| Task to carry out |
Using the entries that follow, count the lines containing the word "this" and give that number by itself.

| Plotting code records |
- - - - - - -
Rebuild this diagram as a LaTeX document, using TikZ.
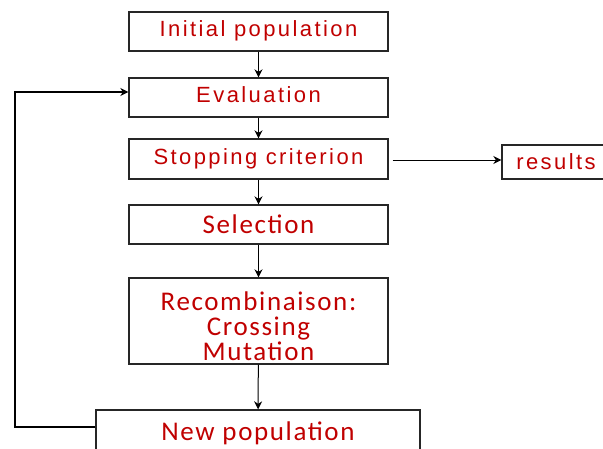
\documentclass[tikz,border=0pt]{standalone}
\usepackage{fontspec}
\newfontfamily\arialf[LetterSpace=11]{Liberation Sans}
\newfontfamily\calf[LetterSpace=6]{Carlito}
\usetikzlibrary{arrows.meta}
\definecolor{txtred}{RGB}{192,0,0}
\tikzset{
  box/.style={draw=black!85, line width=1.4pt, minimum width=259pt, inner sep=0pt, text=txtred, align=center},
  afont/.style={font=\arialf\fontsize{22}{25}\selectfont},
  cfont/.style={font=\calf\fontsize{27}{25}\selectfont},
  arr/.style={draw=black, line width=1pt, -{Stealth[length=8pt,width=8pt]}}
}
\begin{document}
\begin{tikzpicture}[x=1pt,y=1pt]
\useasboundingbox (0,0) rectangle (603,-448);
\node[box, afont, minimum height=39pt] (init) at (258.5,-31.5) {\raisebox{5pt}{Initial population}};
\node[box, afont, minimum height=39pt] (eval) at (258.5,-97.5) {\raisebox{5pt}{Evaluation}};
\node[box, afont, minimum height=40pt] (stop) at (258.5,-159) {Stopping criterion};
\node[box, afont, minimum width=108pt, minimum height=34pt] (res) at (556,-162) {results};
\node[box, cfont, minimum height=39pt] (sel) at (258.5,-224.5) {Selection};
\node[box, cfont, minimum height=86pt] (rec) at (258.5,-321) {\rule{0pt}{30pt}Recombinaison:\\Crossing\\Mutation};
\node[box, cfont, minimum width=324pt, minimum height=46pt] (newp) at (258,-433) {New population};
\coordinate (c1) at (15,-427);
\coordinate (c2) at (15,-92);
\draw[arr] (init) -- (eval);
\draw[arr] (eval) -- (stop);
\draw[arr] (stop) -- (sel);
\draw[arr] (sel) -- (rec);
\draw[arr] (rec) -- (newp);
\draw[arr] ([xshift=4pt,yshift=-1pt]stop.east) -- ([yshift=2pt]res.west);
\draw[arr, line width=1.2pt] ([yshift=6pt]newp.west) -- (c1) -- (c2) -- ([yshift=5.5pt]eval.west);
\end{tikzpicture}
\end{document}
- - - - - - -
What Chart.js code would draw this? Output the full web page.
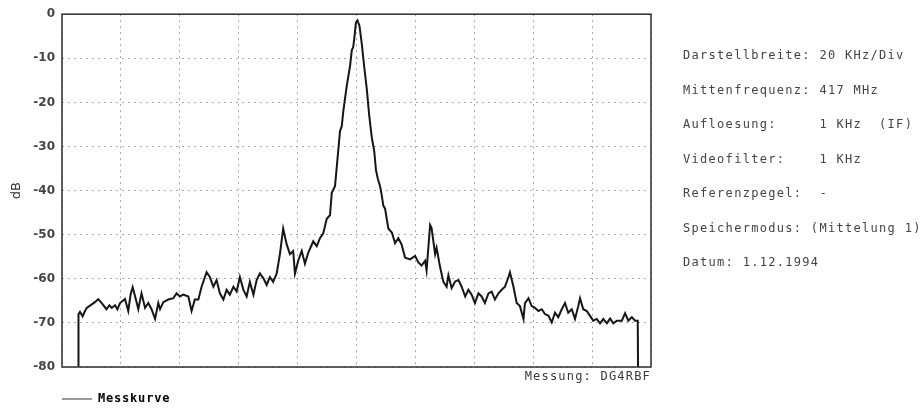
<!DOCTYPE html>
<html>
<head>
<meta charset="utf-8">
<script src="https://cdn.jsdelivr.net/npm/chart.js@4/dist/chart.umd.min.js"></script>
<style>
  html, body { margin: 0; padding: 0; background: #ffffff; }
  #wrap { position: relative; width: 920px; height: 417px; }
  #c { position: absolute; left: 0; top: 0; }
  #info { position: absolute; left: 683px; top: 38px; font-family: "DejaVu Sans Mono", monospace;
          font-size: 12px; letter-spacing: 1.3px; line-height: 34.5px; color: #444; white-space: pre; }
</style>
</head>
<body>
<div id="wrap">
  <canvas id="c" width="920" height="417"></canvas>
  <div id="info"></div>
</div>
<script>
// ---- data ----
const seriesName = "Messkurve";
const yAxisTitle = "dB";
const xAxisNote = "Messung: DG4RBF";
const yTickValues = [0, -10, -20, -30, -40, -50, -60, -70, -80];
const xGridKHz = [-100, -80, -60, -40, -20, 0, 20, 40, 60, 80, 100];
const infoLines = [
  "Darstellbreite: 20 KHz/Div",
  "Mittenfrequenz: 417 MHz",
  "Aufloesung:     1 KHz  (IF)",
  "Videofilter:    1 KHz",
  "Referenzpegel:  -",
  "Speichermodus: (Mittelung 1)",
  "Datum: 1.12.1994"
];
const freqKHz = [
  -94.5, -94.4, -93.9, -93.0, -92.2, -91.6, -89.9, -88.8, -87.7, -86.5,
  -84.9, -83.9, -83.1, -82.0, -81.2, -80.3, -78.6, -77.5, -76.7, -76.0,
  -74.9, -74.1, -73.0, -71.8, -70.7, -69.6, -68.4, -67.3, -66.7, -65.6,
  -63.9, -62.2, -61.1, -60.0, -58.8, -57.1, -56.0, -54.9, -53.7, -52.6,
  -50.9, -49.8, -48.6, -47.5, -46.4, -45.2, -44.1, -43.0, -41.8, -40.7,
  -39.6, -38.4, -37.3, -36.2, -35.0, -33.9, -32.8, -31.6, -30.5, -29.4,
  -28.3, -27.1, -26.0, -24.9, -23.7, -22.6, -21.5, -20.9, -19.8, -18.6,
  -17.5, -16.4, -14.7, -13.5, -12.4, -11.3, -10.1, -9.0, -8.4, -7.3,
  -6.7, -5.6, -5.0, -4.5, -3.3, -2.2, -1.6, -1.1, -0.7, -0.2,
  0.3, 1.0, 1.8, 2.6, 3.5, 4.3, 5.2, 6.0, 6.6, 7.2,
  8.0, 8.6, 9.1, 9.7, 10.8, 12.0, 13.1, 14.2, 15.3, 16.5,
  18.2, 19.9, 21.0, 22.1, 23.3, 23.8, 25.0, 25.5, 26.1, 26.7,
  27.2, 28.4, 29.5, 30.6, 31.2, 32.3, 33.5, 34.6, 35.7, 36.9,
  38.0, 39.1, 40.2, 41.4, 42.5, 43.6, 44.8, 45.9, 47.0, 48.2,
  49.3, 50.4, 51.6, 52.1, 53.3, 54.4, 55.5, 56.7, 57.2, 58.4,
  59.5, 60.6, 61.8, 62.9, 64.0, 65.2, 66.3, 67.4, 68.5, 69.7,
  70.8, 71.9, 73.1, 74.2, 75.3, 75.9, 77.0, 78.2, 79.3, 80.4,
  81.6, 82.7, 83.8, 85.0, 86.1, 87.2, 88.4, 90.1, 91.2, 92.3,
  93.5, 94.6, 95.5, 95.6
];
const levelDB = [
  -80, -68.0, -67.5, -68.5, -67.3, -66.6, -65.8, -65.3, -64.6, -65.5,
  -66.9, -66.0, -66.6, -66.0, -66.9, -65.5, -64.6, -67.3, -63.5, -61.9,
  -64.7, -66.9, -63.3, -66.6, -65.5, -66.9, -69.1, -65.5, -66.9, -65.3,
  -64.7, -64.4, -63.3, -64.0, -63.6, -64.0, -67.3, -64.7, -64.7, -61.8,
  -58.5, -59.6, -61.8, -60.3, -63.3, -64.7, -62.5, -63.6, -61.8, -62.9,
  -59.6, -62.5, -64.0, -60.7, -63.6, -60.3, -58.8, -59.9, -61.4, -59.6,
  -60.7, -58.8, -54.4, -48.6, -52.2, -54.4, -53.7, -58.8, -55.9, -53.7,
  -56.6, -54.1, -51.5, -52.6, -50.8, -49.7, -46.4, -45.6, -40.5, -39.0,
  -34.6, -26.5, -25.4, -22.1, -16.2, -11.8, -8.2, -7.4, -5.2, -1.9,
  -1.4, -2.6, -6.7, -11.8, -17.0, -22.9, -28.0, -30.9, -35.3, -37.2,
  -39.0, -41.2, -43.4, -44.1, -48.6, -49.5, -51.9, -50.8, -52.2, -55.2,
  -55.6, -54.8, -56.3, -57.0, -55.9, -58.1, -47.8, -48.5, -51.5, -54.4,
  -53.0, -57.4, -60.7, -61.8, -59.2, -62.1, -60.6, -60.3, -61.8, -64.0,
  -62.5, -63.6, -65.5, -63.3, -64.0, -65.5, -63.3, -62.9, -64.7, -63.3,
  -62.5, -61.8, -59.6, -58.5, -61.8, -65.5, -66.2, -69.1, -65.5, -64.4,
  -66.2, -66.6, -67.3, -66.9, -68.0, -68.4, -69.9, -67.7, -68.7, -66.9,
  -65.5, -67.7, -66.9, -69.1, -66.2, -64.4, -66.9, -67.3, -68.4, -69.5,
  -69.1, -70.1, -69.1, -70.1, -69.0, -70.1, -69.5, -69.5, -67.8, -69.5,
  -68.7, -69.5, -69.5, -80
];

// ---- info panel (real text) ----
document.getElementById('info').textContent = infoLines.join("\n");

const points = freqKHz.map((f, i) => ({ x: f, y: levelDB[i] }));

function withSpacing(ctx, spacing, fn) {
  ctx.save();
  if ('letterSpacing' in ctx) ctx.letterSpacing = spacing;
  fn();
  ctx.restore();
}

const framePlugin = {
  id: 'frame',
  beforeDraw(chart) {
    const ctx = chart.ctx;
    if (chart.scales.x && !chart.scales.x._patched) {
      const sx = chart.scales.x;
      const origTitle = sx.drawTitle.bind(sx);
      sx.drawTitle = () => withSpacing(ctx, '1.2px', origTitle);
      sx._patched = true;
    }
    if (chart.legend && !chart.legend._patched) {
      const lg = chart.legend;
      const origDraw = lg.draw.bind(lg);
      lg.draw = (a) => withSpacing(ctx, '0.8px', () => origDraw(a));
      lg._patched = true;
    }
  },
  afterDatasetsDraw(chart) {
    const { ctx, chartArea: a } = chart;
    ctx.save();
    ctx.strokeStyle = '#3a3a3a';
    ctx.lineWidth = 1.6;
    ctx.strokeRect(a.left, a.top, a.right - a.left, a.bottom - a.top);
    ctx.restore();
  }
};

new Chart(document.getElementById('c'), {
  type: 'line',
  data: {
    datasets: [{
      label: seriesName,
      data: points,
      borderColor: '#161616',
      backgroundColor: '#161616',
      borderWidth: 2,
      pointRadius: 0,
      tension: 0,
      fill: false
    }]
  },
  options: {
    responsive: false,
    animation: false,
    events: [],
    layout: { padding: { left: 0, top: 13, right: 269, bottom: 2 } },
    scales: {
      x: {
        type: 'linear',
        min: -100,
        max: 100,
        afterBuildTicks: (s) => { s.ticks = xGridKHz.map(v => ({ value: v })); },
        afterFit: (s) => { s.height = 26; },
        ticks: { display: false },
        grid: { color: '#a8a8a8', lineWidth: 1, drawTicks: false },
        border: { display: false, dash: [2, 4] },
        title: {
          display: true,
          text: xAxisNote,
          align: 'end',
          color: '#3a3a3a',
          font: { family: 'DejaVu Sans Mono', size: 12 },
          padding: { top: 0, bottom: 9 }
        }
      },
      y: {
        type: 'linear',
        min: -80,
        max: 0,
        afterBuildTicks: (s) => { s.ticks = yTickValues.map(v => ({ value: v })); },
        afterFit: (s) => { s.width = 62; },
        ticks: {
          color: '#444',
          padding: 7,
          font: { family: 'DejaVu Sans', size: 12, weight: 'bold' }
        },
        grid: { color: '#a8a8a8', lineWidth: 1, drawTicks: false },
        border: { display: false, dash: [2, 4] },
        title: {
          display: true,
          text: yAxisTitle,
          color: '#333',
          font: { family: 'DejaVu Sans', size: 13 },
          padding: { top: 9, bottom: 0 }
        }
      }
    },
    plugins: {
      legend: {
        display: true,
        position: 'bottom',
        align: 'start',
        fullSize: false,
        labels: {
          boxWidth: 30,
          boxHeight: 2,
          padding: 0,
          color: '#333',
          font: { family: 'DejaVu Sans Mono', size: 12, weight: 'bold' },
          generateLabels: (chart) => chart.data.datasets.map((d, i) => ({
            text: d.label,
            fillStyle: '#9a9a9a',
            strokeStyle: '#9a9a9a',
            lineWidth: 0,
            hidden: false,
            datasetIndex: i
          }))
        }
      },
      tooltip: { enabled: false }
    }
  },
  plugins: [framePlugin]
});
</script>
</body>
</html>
- - - - - - -
| Task solution |
2